Photo source: stagereview.co.uk
Mustapha Matura Photo source: stagereview.co.uk

TT-born Mustapha Matura, known for plays such as Rum and Coca Cola and Playboy of the West Indies, died on October 29. He was
79.

An online article on thestage.co.uk said he died after being taken ill on a flight.

During is career, Matura had received several awards and accolades, among them the John Whiting Award and the Helen Hayes Award.

News of his death drew reactions from the local theatre community. Albert Laveau, managing and artistic director of the Trinidad Theatre Workshop, actors Penelope Spencer and Richard Ragoobarsingh and playwright Ralph Maraj spoke to Newsday about Matura.

While Laveau never knew Matura personally, he remembered “he had a great deal of respect for the Trinidad Theatre Workshop and its work."

Laveau said Matura was highly respected in the UK. He recalled a newspaper saying Matura’s humour, warmth of feeling and knack for observing human oddity and embodying it in quirky, unpredictable dialogue made him one of the finest dramatists of West Indian origin.

“He was one of those people in the 1960s who migrated to the UK and who kept writing plays about his people,” Laveau said.

He added that while Matura had the people’s love and respect, “His plays did not find a lot of audience here.”

“I send my condolences to his family and wish them, all in future, the warmth of his memory with love,” Laveau said.

Spencer and Ragoobarsingh said his death was a loss.

Spencer said TT was losing its giants. She added his writings encouraged younger actors and playwrights.

Ragoobarsingh said any time a playwright of Matura’s stature passed, it was always a great loss, as TT does not have a huge number of playwrights. He added that that kind of stature is hard to come by.

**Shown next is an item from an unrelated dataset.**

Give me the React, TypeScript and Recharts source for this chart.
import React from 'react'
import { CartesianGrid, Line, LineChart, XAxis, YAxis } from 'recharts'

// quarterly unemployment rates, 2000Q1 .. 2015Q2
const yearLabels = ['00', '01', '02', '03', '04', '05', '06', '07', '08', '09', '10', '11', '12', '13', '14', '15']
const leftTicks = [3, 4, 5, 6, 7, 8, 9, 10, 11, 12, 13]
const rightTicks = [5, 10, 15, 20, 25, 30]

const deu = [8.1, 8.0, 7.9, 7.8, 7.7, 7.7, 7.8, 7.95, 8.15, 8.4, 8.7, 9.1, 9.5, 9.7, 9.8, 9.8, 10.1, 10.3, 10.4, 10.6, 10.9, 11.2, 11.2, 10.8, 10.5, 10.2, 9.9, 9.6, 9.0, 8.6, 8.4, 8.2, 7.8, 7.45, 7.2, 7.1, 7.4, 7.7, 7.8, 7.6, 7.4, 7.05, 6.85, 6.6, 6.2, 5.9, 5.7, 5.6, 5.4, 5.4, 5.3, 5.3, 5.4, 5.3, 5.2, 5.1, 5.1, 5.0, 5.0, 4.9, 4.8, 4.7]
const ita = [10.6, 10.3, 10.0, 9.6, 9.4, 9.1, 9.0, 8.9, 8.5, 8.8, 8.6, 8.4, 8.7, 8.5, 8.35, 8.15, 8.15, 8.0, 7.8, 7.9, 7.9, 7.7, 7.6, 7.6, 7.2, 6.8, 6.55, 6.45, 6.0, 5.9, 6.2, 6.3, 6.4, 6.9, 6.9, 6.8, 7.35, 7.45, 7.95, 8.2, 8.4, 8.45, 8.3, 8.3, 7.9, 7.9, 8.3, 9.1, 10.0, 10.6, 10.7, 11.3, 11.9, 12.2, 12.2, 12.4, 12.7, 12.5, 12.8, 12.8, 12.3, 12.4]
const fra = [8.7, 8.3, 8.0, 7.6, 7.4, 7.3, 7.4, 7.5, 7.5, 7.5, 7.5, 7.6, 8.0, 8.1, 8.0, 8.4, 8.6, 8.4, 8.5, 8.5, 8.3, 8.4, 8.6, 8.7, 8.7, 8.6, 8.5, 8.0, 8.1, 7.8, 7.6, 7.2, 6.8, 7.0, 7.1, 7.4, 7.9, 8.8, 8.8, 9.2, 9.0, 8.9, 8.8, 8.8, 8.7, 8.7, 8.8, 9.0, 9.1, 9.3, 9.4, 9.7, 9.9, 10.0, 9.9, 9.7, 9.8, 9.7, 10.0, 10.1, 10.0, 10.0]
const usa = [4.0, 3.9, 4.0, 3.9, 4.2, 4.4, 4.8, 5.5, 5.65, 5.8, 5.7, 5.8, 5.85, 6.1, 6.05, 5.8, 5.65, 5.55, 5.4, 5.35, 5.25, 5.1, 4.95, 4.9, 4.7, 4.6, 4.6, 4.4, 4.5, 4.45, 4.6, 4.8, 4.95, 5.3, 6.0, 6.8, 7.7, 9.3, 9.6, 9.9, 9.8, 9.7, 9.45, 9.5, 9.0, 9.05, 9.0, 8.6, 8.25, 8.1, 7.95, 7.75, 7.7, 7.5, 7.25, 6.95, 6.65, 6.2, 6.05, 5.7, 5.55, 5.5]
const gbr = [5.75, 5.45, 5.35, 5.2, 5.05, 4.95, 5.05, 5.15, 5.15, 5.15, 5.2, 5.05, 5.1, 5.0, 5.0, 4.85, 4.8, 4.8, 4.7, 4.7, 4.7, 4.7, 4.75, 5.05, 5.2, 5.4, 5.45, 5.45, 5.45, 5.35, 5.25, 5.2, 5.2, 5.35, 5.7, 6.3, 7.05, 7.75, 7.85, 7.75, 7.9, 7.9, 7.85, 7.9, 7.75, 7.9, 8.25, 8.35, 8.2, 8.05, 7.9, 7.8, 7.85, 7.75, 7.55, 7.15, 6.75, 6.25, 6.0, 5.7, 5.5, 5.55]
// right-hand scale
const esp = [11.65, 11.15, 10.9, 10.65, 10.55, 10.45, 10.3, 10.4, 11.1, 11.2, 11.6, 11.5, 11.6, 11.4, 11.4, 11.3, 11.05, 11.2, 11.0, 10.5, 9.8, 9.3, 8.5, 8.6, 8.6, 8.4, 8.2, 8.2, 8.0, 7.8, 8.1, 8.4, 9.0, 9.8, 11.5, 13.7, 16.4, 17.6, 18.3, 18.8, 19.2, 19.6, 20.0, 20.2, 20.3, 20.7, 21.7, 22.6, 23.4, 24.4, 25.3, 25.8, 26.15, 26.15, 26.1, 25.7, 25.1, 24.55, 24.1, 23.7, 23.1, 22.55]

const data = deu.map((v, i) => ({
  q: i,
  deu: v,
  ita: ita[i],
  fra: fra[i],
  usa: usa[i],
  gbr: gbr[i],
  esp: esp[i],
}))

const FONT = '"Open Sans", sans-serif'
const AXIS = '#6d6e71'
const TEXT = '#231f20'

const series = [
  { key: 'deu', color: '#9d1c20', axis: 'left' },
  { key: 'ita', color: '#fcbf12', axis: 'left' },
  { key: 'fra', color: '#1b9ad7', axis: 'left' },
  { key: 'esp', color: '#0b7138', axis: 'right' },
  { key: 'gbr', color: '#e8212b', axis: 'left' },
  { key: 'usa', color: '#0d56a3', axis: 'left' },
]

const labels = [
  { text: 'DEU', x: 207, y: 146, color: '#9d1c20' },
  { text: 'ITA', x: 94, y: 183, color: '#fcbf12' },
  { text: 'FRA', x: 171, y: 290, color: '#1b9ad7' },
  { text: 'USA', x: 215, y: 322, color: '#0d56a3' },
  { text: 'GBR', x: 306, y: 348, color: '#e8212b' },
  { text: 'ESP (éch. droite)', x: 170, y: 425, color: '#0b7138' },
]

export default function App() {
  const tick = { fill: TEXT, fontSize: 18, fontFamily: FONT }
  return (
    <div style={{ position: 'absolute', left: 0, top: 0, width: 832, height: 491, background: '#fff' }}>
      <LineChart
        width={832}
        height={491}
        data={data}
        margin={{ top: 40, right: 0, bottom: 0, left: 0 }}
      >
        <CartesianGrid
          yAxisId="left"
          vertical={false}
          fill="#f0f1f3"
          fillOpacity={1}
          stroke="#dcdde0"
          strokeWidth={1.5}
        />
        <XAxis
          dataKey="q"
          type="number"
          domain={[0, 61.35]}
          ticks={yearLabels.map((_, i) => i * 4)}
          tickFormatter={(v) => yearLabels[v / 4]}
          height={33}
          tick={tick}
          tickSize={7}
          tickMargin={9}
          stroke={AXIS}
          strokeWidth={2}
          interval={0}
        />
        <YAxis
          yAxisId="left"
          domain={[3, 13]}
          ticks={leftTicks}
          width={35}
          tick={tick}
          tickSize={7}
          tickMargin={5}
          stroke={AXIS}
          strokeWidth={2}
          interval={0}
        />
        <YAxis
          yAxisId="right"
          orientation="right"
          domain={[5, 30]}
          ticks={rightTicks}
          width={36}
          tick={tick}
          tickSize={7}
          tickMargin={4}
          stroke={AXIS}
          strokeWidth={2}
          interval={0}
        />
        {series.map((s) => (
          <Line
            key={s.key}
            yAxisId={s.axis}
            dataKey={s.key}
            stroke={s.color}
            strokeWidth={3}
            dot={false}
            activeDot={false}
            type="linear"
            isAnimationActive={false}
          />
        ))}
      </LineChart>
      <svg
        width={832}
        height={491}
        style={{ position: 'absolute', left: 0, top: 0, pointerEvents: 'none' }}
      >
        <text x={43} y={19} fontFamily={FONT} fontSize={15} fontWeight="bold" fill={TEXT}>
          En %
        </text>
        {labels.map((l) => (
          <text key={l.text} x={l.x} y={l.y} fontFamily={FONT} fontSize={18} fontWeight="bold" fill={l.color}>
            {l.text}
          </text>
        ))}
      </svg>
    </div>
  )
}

“How much the country really recognises the playwrights of TT...the people who contribute outside of the sphere of the traditional mas or pan or soca, how much they recognise the other art forms in terms of dance, theatre and the other performing arts – it is always a query in my mind,” Ragoobarsingh said.

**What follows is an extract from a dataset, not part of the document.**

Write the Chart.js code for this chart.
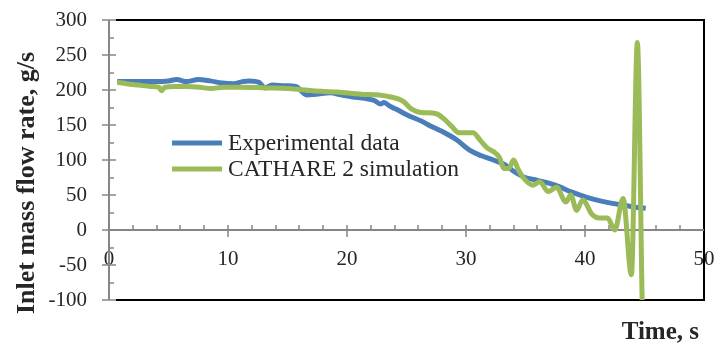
<!DOCTYPE html>
<html>
<head>
<meta charset="utf-8">
<script src="https://cdn.jsdelivr.net/npm/chart.js@4.4.1/dist/chart.umd.min.js"></script>
<style>
  html, body { margin: 0; padding: 0; background: #ffffff; }
  #wrap { width: 717px; height: 345px; position: relative; }
</style>
</head>
<body>
<div id="wrap"><canvas id="chart" width="717" height="345"></canvas></div>
<script>
// Measured inlet mass flow rate (g/s) over time (s)
const expTime = [0.7, 2, 3, 4, 5, 5.7, 6.5, 7.5, 8.5, 9.5, 10.5, 11.2, 11.8, 12.6, 13.1, 13.7, 14.8, 15.7, 16.6, 17.4, 18.6, 19.5, 20.5, 21.5, 22.3, 22.8, 23.1, 23.6, 24.2, 25.1, 26.2, 27.2, 28.2, 29.2, 30.3, 31.3, 32.3, 33.3, 34.0, 34.8, 36.0, 37.5, 38.9, 40.1, 41.2, 42.3, 43.4, 44.4, 45.1];
const expFlow = [212, 212, 212, 212, 213, 215, 212, 215, 213, 210, 209, 212, 213, 211, 203, 207, 206, 205, 193, 194, 196, 193, 190, 188, 185, 180, 182, 177, 172, 164, 156, 147, 139, 129, 114, 106, 100, 93, 84, 76, 71, 64, 54, 47, 42, 38, 35, 32, 31];

// CATHARE 2 computed inlet mass flow rate (g/s) over time (s)
const simTime = [0.7, 1.5, 2.5, 3.5, 4.2, 4.4, 4.7, 5.5, 6.5, 7.6, 8.6, 9.6, 11.1, 13.1, 15.1, 17.1, 19.2, 21.2, 22.7, 23.7, 24.7, 25.4, 26.2, 27.5, 28.2, 28.8, 29.4, 30.6, 31.2, 31.8, 32.3, 32.8, 33.2, 33.6, 34.0, 34.4, 34.8, 35.6, 36.2, 36.9, 37.6, 38.4, 38.8, 39.3, 39.8, 40.6, 41.2, 41.9, 42.5, 43.2, 43.9, 44.4, 44.8];
const simFlow = [211, 209, 207, 205, 204, 199, 204, 205, 205, 204, 202, 204, 204, 203, 202, 199, 197, 194, 193, 190, 184, 173, 168, 166, 158, 148, 139, 139, 128, 117, 112, 104, 88, 88, 100, 86, 75, 64, 69, 55, 61, 40, 50, 28, 43, 22, 17, 17, 0, 45, -64, 268, -100];

// Axis ranges and labels
const xRange = [0, 50];
const yRange = [-100, 300];
const xMajorStep = 10, xMinorStep = 2;
const yMajorStep = 50, yMinorStep = 25;
const xTitle = 'Time, s';
const yTitle = 'Inlet mass flow rate, g/s';
const seriesNames = ['Experimental data', 'CATHARE 2 simulation'];
const seriesColors = ['#4A7EBB', '#9BBB59'];

const toPoints = (xs, ys) => xs.map((t, i) => ({ x: t, y: ys[i] }));

const SERIF = "'Liberation Serif', 'Times New Roman', serif";
const TEXT = '#262626';
const AXIS = '#868686';

// plot rectangle on the canvas
const PLOT = { left: 109, top: 20, right: 704, bottom: 300 };
let yAxisWidth = PLOT.left;

// Plot frame, axis lines and tick marks
const axesPlugin = {
  id: 'axesFrame',
  beforeDatasetsDraw(chart) {
    const { ctx, chartArea: a, scales: { x, y } } = chart;
    const x0 = x.getPixelForValue(0);
    const y0 = y.getPixelForValue(0);
    ctx.save();
    ctx.lineCap = 'butt';
    ctx.strokeStyle = '#000';
    ctx.lineWidth = 2;
    ctx.beginPath();
    ctx.moveTo(a.left + 7, a.top);
    ctx.lineTo(a.right, a.top);
    ctx.lineTo(a.right, a.bottom);
    ctx.lineTo(a.left + 7, a.bottom);
    ctx.stroke();

    ctx.strokeStyle = AXIS;
    ctx.lineWidth = 2;
    ctx.beginPath();
    ctx.moveTo(x0, a.top);
    ctx.lineTo(x0, a.bottom);
    ctx.moveTo(a.left, y0);
    ctx.lineTo(a.right, y0);
    ctx.stroke();

    ctx.lineWidth = 1.5;
    ctx.beginPath();
    for (let v = yRange[0]; v <= yRange[1]; v += yMinorStep) {
      const py = Math.round(y.getPixelForValue(v));
      if (v % yMajorStep === 0) { ctx.moveTo(x0 - 7, py); ctx.lineTo(x0 + 7, py); }
      else { ctx.moveTo(x0, py); ctx.lineTo(x0 + 5, py); }
    }
    for (let t = xRange[0] + xMinorStep; t < xRange[1]; t += xMinorStep) {
      const px = Math.round(x.getPixelForValue(t));
      if (t % xMajorStep === 0) { ctx.moveTo(px, y0 - 5); ctx.lineTo(px, y0 + 7); }
      else { ctx.moveTo(px, y0 - 5); ctx.lineTo(px, y0); }
    }
    ctx.stroke();
    ctx.restore();
  },
  afterDraw(chart) {
    const { ctx } = chart;
    ctx.save();
    ctx.fillStyle = TEXT;
    // axis titles
    ctx.font = "bold 25px " + SERIF;
    ctx.textAlign = 'right';
    ctx.textBaseline = 'middle';
    ctx.fillText(xTitle, 699, 333);
    ctx.translate(27, 183);
    ctx.rotate(-Math.PI / 2);
    ctx.font = "bold 26px " + SERIF;
    ctx.textAlign = 'center';
    ctx.fillText(yTitle, 0, 0);
    ctx.restore();

    // legend inside the plot
    ctx.save();
    ctx.font = "23.5px " + SERIF;
    ctx.textAlign = 'left';
    ctx.textBaseline = 'middle';
    const legendRows = [143, 169];
    chart.data.datasets.forEach((ds, i) => {
      const ly = legendRows[i];
      ctx.strokeStyle = ds.borderColor;
      ctx.lineWidth = 5;
      ctx.beginPath();
      ctx.moveTo(172, ly);
      ctx.lineTo(222, ly);
      ctx.stroke();
      ctx.fillStyle = TEXT;
      ctx.fillText(ds.label, 228, ly + 1);
    });
    ctx.restore();
  }
};

const chart = new Chart(document.getElementById('chart'), {
  type: 'line',
  data: {
    datasets: [
      {
        label: seriesNames[0],
        data: toPoints(expTime, expFlow),
        borderColor: seriesColors[0],
        borderWidth: 5,
        pointRadius: 0,
        cubicInterpolationMode: 'monotone',
        fill: false,
        order: 1
      },
      {
        label: seriesNames[1],
        data: toPoints(simTime, simFlow),
        borderColor: seriesColors[1],
        borderWidth: 5,
        pointRadius: 0,
        cubicInterpolationMode: 'monotone',
        fill: false,
        order: 0
      }
    ]
  },
  options: {
    responsive: false,
    animation: false,
    devicePixelRatio: 1,
    layout: { padding: { left: 0, right: 717 - PLOT.right, top: PLOT.top, bottom: 345 - PLOT.bottom } },
    plugins: { legend: { display: false }, tooltip: { enabled: false } },
    scales: {
      x: {
        type: 'linear',
        position: { y: 0 },
        min: xRange[0],
        max: xRange[1],
        border: { display: false },
        grid: { display: false, drawTicks: false },
        ticks: {
          stepSize: xMajorStep,
          padding: 17,
          color: TEXT,
          maxRotation: 0,
          font: { family: SERIF, size: 21 }
        },
        afterFit(scale) { scale.paddingLeft = 0; scale.paddingRight = 0; }
      },
      y: {
        type: 'linear',
        position: 'left',
        min: yRange[0],
        max: yRange[1],
        border: { display: false },
        grid: { display: false, drawTicks: false },
        ticks: {
          stepSize: yMajorStep,
          padding: 22,
          color: TEXT,
          font: { family: SERIF, size: 21 }
        },
        afterFit(scale) { scale.width = yAxisWidth; scale.paddingTop = 0; scale.paddingBottom = 0; }
      }
    }
  },
  plugins: [axesPlugin]
});

// settle the plot rectangle onto PLOT
for (let k = 0; k < 4; k++) {
  const ca = chart.chartArea;
  const pad = chart.options.layout.padding;
  const dl = PLOT.left - ca.left, dt = PLOT.top - ca.top;
  const dr = ca.right - PLOT.right, db = ca.bottom - PLOT.bottom;
  if (Math.abs(dl) + Math.abs(dt) + Math.abs(dr) + Math.abs(db) < 0.5) break;
  yAxisWidth += dl;
  pad.top += dt;
  pad.right += dr;
  pad.bottom += db;
  chart.update();
}
</script>
</body>
</html>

Maraj described Matura as an outstanding dramatist and playwright.

“His plays did have an impact in London and in TT. When he came back, a number of the plays were staged here in the theatre run by Lennox Raphael.”

Maraj said Matura’s Playboy of the West Indies was also staged in San Fernando.

It is a sad day, he said, but Matura made a significant contribution to the literary/dramatic life and legacy of TT.